#### Aim of the exercise
In the entries below, find the line containing "Recreate this image as a component" and the line containing "import * as". Copy those two lines and everything between them exactly, and only that.

#### Raw data
"""
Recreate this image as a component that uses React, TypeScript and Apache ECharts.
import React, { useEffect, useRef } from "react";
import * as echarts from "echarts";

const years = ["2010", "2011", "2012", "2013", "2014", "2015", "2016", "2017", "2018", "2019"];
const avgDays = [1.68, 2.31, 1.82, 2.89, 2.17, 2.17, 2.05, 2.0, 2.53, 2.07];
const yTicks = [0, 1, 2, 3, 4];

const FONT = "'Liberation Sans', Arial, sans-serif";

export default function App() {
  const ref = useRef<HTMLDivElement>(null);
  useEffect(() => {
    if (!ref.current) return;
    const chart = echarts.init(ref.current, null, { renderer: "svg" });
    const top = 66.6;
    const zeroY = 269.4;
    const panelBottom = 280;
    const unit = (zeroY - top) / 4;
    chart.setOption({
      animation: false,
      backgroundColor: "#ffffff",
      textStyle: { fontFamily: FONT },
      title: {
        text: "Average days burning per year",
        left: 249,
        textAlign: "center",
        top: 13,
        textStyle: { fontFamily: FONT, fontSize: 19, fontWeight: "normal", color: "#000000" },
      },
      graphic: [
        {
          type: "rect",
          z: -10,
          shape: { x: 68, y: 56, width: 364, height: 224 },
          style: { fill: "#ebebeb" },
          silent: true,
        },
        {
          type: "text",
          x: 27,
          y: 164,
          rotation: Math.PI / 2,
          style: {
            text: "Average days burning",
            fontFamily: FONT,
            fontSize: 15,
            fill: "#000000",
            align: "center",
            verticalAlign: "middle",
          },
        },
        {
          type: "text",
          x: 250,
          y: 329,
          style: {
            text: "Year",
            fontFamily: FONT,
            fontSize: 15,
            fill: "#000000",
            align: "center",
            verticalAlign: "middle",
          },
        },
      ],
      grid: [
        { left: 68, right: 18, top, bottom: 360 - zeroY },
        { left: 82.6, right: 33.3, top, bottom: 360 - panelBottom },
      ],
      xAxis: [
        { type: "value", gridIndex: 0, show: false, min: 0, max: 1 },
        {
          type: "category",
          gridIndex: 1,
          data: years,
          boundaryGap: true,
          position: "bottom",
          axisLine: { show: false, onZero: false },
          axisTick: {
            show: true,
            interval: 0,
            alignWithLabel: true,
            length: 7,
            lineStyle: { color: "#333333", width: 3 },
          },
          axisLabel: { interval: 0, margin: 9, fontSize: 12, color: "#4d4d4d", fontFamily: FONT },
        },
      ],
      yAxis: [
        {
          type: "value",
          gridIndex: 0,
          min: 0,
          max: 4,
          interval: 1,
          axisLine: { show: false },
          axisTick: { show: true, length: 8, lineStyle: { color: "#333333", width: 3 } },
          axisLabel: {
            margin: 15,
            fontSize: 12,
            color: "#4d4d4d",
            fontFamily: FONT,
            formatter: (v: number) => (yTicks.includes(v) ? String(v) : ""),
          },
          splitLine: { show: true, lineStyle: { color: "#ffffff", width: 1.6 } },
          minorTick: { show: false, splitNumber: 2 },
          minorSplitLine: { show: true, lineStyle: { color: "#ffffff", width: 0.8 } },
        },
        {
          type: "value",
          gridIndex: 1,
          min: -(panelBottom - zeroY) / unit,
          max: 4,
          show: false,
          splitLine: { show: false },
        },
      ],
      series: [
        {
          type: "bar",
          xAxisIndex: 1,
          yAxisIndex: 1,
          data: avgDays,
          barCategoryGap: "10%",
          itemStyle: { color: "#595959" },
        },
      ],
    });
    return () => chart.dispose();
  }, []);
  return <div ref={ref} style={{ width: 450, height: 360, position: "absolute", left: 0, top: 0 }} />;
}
"""
"""
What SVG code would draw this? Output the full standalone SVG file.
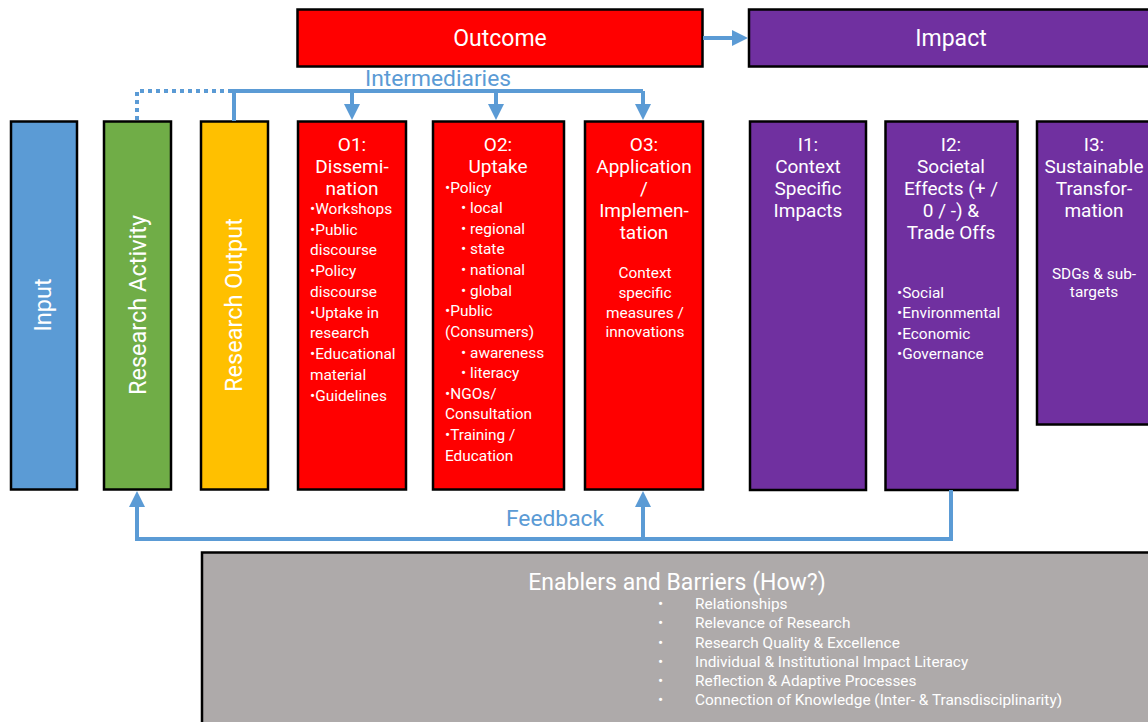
"""
"""
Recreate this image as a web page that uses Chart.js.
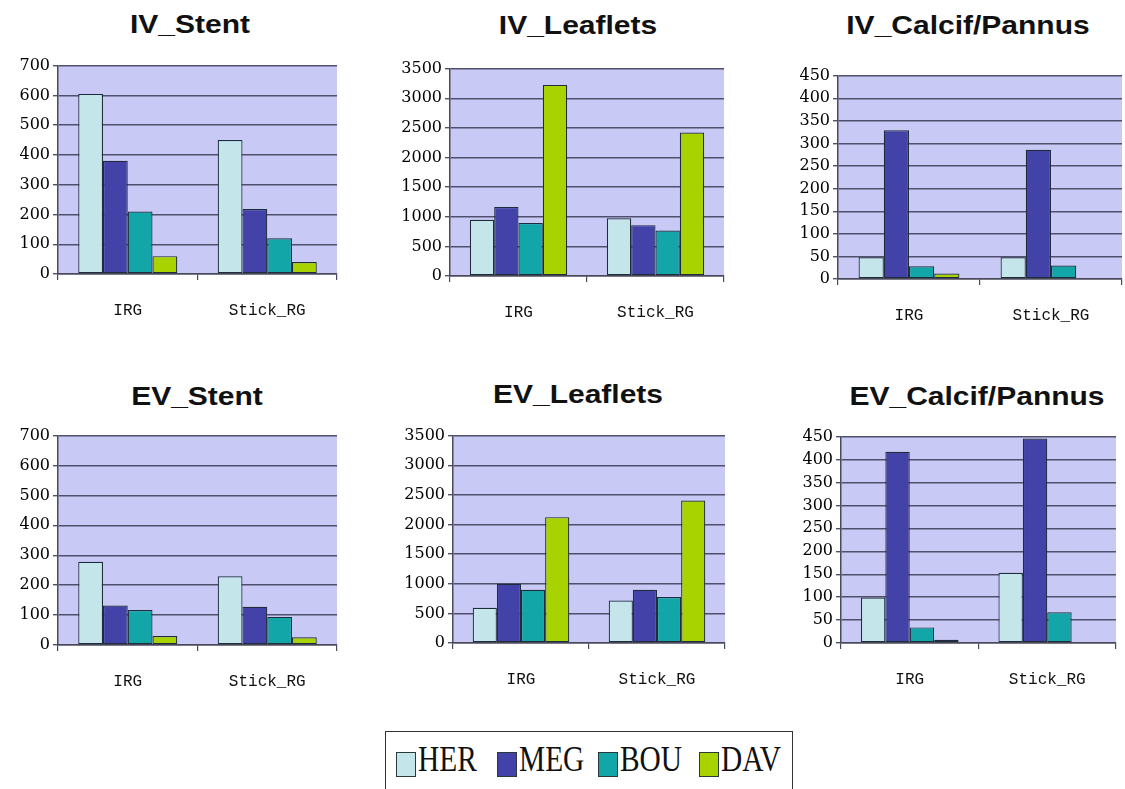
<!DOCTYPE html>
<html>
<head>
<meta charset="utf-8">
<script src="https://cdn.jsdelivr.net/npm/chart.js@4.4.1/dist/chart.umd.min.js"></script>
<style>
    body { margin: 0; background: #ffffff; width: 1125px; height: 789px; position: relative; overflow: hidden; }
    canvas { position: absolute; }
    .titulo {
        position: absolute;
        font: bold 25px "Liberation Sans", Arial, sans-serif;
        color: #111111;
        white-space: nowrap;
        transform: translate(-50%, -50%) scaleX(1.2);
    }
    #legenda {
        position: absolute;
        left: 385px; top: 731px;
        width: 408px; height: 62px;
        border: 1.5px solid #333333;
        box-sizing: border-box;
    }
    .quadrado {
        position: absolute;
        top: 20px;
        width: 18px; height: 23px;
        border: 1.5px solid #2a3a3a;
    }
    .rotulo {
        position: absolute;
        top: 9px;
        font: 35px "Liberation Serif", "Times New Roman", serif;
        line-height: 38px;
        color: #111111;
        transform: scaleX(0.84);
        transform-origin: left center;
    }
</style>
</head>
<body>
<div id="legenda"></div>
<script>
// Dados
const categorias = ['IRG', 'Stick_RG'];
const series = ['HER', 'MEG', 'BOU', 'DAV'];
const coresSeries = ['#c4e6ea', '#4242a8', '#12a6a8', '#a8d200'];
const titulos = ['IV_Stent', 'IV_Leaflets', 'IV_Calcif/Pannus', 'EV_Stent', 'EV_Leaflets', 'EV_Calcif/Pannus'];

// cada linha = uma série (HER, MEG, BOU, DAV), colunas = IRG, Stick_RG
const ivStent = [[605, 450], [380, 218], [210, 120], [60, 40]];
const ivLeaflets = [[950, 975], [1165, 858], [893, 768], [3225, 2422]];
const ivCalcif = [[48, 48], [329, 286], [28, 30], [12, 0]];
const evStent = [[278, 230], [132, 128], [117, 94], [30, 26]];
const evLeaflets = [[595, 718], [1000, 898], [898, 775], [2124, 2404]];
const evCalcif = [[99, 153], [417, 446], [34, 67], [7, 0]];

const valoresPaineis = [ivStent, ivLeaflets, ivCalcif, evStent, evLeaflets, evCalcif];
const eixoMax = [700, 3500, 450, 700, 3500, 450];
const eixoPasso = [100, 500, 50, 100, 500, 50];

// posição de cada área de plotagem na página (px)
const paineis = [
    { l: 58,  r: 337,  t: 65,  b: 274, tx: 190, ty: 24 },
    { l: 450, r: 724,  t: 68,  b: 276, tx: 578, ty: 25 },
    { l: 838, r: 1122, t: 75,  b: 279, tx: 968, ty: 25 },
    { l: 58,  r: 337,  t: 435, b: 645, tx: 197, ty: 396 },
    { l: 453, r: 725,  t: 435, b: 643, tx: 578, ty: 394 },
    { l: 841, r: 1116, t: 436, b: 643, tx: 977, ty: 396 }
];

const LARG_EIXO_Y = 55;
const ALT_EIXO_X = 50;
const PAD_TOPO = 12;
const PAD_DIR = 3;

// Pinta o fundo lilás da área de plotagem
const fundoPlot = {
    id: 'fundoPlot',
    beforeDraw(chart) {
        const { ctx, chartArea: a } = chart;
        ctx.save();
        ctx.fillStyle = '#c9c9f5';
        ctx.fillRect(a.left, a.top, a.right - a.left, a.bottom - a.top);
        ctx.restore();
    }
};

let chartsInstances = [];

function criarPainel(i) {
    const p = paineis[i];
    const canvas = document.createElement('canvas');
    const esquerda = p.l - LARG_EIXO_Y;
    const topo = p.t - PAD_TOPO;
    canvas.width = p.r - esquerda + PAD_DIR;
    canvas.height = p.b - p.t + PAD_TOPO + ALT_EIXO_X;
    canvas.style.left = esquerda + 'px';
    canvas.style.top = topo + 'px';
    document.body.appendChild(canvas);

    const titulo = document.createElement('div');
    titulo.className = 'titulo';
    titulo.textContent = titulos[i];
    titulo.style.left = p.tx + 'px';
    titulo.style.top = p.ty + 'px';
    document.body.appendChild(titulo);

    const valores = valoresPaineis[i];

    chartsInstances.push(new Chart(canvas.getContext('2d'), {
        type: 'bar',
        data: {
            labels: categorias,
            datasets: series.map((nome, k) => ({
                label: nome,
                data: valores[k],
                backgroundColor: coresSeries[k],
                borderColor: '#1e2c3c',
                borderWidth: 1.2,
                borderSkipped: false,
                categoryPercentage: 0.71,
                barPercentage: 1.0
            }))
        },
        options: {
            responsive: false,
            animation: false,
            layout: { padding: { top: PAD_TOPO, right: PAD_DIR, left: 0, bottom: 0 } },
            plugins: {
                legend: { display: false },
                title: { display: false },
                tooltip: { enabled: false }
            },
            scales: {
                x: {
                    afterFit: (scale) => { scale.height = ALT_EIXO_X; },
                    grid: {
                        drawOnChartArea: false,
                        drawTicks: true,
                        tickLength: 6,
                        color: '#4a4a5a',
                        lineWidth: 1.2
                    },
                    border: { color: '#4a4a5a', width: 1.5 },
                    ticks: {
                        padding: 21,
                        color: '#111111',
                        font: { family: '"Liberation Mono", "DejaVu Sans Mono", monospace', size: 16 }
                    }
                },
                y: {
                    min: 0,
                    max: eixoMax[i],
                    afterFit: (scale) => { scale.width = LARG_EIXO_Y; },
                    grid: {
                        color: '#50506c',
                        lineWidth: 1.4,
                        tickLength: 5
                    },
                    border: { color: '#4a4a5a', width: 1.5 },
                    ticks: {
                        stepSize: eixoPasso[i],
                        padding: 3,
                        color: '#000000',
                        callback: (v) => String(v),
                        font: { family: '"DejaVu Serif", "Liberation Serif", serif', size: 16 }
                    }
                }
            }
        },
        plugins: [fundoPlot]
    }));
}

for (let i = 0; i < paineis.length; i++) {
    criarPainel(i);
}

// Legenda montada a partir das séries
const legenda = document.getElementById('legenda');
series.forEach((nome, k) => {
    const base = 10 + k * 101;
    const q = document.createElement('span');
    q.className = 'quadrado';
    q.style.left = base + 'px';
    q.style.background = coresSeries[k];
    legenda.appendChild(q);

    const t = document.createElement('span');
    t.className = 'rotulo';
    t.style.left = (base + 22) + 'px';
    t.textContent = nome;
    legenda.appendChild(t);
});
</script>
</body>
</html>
"""
#### Output of the task
Recreate this image as a component that uses React, TypeScript and Apache ECharts.
import React, { useEffect, useRef } from "react";
import * as echarts from "echarts";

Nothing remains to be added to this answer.